» Work to do:
Write each line of the material exactly as given, from the top through the line that contains "import pandas as pd", and omit all pictures.

» Raw data:
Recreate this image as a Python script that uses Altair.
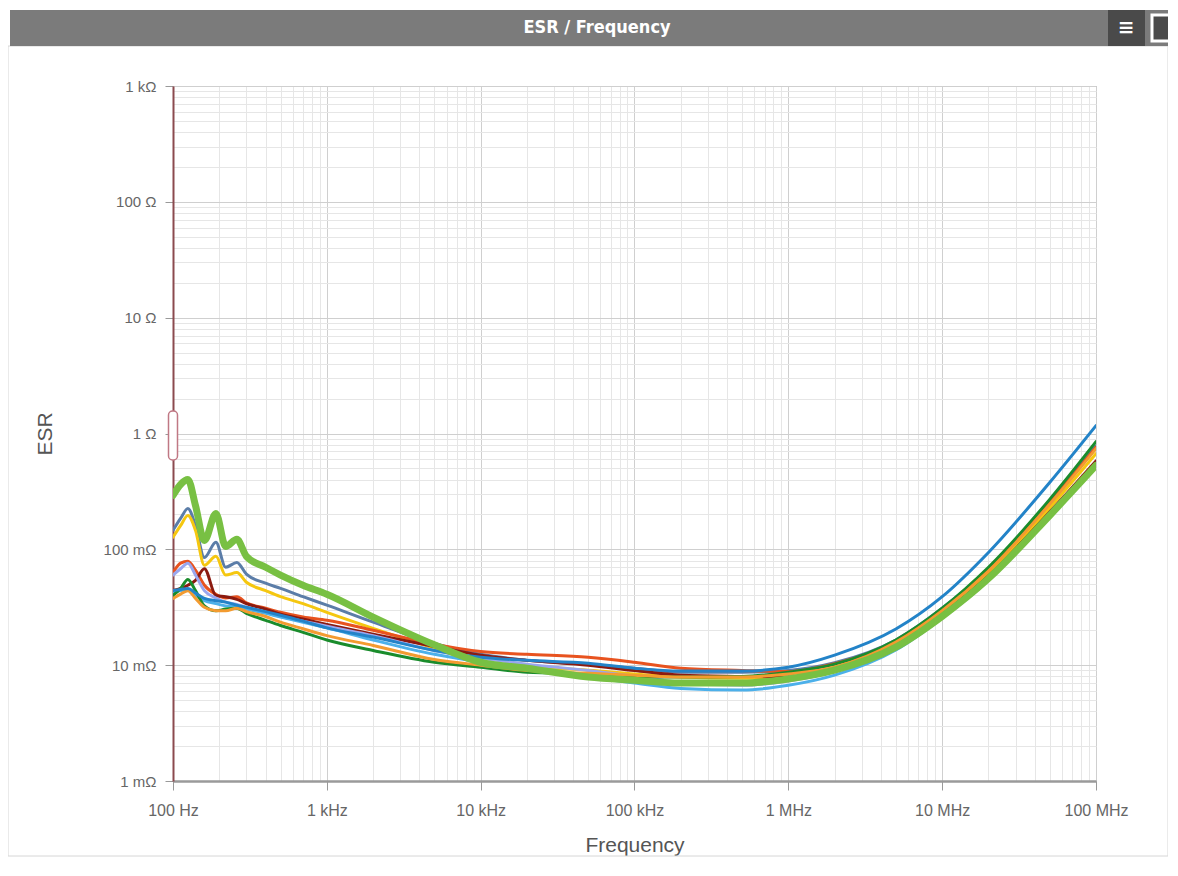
import altair as alt
import pandas as pd

# ---- data (ESR in mΩ, frequency in Hz) ----
freqs = [100, 112, 125, 140, 160, 190, 220, 260, 300, 400, 500, 700,
         1e3, 2e3, 5e3, 1e4, 2e4, 5e4, 1e5, 2e5, 5e5,
         1e6, 2e6, 5e6, 1e7, 2e7, 5e7, 1e8]

s_green = [292, 363, 400, 239, 119, 204, 106, 122, 87, 70, 60, 49,
           41, 26, 15, 10.6, 9.4, 7.9, 7.4, 7.0, 7.0,
           7.6, 9.05, 14.3, 26.4, 56, 196, 530]
s_steel = [146, 185, 225, 160, 85, 115, 70, 77, 61, 51, 46, 39,
           33, 23.5, 15.4, 12.4, 11, 10.2, 9.4, 8.7, 8.7,
           9.0, 10.5, 16.5, 31, 68, 255, 780]
s_yellow = [127, 160, 196, 146, 73, 87, 60, 63, 52, 44, 39, 34,
            28.6, 20.8, 14, 10.5, 9.6, 9.05, 8.4, 7.9, 7.7,
            7.7, 9.6, 15.2, 28.5, 62, 228, 670]
s_orangered = [63, 76, 79, 66, 49, 41, 38, 39, 34.5, 31, 28.6, 26,
               24.4, 20, 15.2, 13.1, 12.4, 11.7, 10.6, 9.4, 9.0,
               8.8, 10.3, 16, 30, 66, 250, 760]
s_darkred = [44, 46, 49, 54, 68, 40, 39, 37, 34, 30.5, 27.5, 25,
             22.5, 18.5, 14.5, 12.2, 11, 10, 9.0, 8.2, 8.0,
             7.9, 9.3, 14.8, 27.5, 59, 210, 580]
s_lavender = [60, 68, 76, 60, 44, 38, 35, 33.5, 31.6, 28.6, 26.3, 24,
              21.7, 18, 13.4, 11.5, 10.2, 9.0, 8.0, 7.1, 6.7,
              7.3, 8.8, 14.2, 26.5, 57, 200, 550]
s_cyan = [42.5, 44, 45, 40, 36, 34, 32.5, 32, 30.5, 28, 26, 23.5,
          21, 16.5, 12.4, 10.6, 9.2, 7.9, 7.0, 6.3, 6.1,
          6.7, 8.2, 13.5, 25.5, 54, 190, 520]
s_darkgreen = [40, 46, 55, 44, 32.5, 29.5, 30.5, 31, 28, 24.4, 22, 19.2,
               16.5, 13.4, 10.6, 9.6, 8.7, 8.4, 8.0, 7.9, 8.0,
               8.7, 10.2, 16.5, 31, 70, 270, 850]
s_blue = [44, 45, 46, 42, 37.7, 36, 35, 33, 31.6, 29, 27, 24,
          21, 17.5, 13.4, 11.7, 11, 10.4, 9.4, 8.9, 8.9,
          9.6, 12.2, 20.5, 39, 94, 378, 1170]
s_orange = [37.7, 41, 44, 37.7, 31.6, 29.5, 29.5, 31, 29, 26.3, 23.5, 20.6,
            18, 14.8, 11.2, 10, 9.0, 8.5, 8.2, 7.9, 7.9,
            8.4, 9.6, 15.8, 29.5, 65, 245, 740]

series_names = ["C1", "C2", "C3", "C4", "C5", "C6", "C7", "C8", "C9", "C10"]
series_vals = [s_steel, s_yellow, s_orangered, s_darkred, s_lavender,
               s_cyan, s_darkgreen, s_orange, s_blue, s_green]
series_colors = ["#5b7da8", "#f5c710", "#e8531f", "#8b1a10", "#9aa6ee",
                 "#4cb0ea", "#1a8c2c", "#f39b30", "#2383c8", "#78c043"]

x_tick_values = [m * 10 ** k for k in range(2, 8) for m in range(1, 10)] + [10 ** 8]
y_tick_values = [round(m * 10.0 ** k, 6) for k in range(-3, 3) for m in range(1, 10)] + [1000]

rows = []
for name, vals in zip(series_names, series_vals):
    for f, v in zip(freqs, vals):
        rows.append({"series": name, "freq": f, "esr": v / 1000.0})
df = pd.DataFrame(rows)

DEC = "abs(log(datum.value)/LN10 - round(log(datum.value)/LN10)) < 0.001"
FONT = "Liberation Sans"

x_axis = alt.Axis(
    values=x_tick_values,
    labelExpr=("!(" + DEC + ") ? '' : datum.value >= 1e6 ? format(datum.value/1e6,'.0f') + ' MHz' : "
               "datum.value >= 1e3 ? format(datum.value/1e3,'.0f') + ' kHz' : format(datum.value,'.0f') + ' Hz'"),
    title="Frequency", grid=True,
    gridColor={"condition": {"test": DEC, "value": "#cfcfcf"}, "value": "#e6e6e6"},
    tickColor={"condition": {"test": DEC, "value": "#999999"}, "value": "transparent"},
    tickSize=9, labelPadding=12, labelFlush=False, labelOverlap=False,
    domainColor="#9a9a9a", domainWidth=2.5,
    labelFont=FONT, labelFontSize=16, labelColor="#666666",
    titleFont=FONT, titleFontSize=21, titleFontWeight="normal", titleColor="#555555",
    titleX=461.5, titleY=64, titleBaseline="middle", zindex=0,
)
y_axis = alt.Axis(
    values=y_tick_values,
    labelExpr=("!(" + DEC + ") ? '' : datum.value >= 1000 ? '1 kΩ' : datum.value >= 1 ? "
               "format(datum.value,'.0f') + ' Ω' : format(datum.value*1000,'.0f') + ' mΩ'"),
    title="ESR", grid=True,
    gridColor={"condition": {"test": DEC, "value": "#cfcfcf"}, "value": "#e6e6e6"},
    tickColor={"condition": {"test": DEC, "value": "#999999"}, "value": "transparent"},
    tickSize=8, labelPadding=9, labelOverlap=False,
    domainColor="#8b4a4f", domainWidth=2,
    labelFont=FONT, labelFontSize=15, labelColor="#666666",
    titleFont=FONT, titleFontSize=21, titleFontWeight="normal", titleColor="#555555",
    titleX=-128, titleY=347.5, titleBaseline="middle", zindex=0,
)

xs = alt.Scale(type="log", domain=[100, 1e8], nice=False)
ys = alt.Scale(type="log", domain=[0.001, 1000], nice=False)
cs = alt.Scale(domain=series_names, range=series_colors)

base = alt.Chart(df)
others = base.transform_filter(alt.datum.series != "C10").mark_line(
    interpolate="monotone", strokeWidth=3, clip=True, strokeCap="round"
).encode(
    x=alt.X("freq:Q", scale=xs, axis=x_axis),
    y=alt.Y("esr:Q", scale=ys, axis=y_axis),
    color=alt.Color("series:N", scale=cs, legend=None),
)
green = base.transform_filter(alt.datum.series == "C10").mark_line(
    interpolate="monotone", strokeWidth=7, clip=True, strokeCap="round"
).encode(
    x=alt.X("freq:Q", scale=xs, axis=x_axis),
    y=alt.Y("esr:Q", scale=ys, axis=y_axis),
    color=alt.Color("series:N", scale=cs, legend=None),
)

one = alt.Data(values=[{"a": 1}])
frame = alt.Chart(one).mark_rect(fillOpacity=0, stroke="#d6d6d6", strokeWidth=1).encode(
    x=alt.value(-165), x2=alt.value(995), y=alt.value(-40), y2=alt.value(770))
titlebar = alt.Chart(one).mark_rect(fill="#7b7b7b").encode(
    x=alt.value(-163), x2=alt.value(1000), y=alt.value(-76), y2=alt.value(-40))
title_text = alt.Chart(one).mark_text(
    text="ESR / Frequency", font="'DejaVu Sans Condensed', 'Liberation Sans', sans-serif",
    fontSize=18, fontWeight="bold",
    color="white", align="center", baseline="middle").encode(
    x=alt.value(424), y=alt.value(-58))
icon_box = alt.Chart(one).mark_rect(fill="#4a4a4a").encode(
    x=alt.value(935), x2=alt.value(972), y=alt.value(-76), y2=alt.value(-40))
icon_text = alt.Chart(one).mark_text(
    text="≡", font="DejaVu Sans", fontSize=20, fontWeight="bold", color="white",
    align="center", baseline="middle").encode(x=alt.value(953), y=alt.value(-58))
icon_sq = alt.Chart(one).mark_rect(fill="#4a4a4a", stroke="white", strokeWidth=3).encode(
    x=alt.value(979), x2=alt.value(1010), y=alt.value(-71), y2=alt.value(-45))
handle = alt.Chart(one).mark_rect(fill="white", stroke="#c07884", strokeWidth=1.5,
                                  cornerRadius=4).encode(
    x=alt.value(-4.5), x2=alt.value(4.5), y=alt.value(325), y2=alt.value(374))

chart = alt.layer(
    frame, titlebar, title_text, icon_box, icon_text, icon_sq, others, green, handle
).properties(
    width=923, height=695,
    padding={"left": 165, "top": 78, "right": 72, "bottom": 77},
    autosize=alt.AutoSizeParams(type="none"),
    background="white",
).configure_view(stroke="#a8a8a8", strokeWidth=1)

chart.save("out.html", embed_options={"renderer": "svg", "actions": False})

» Correct answer:
Recreate this image as a Python script that uses Altair.
import altair as alt
import pandas as pd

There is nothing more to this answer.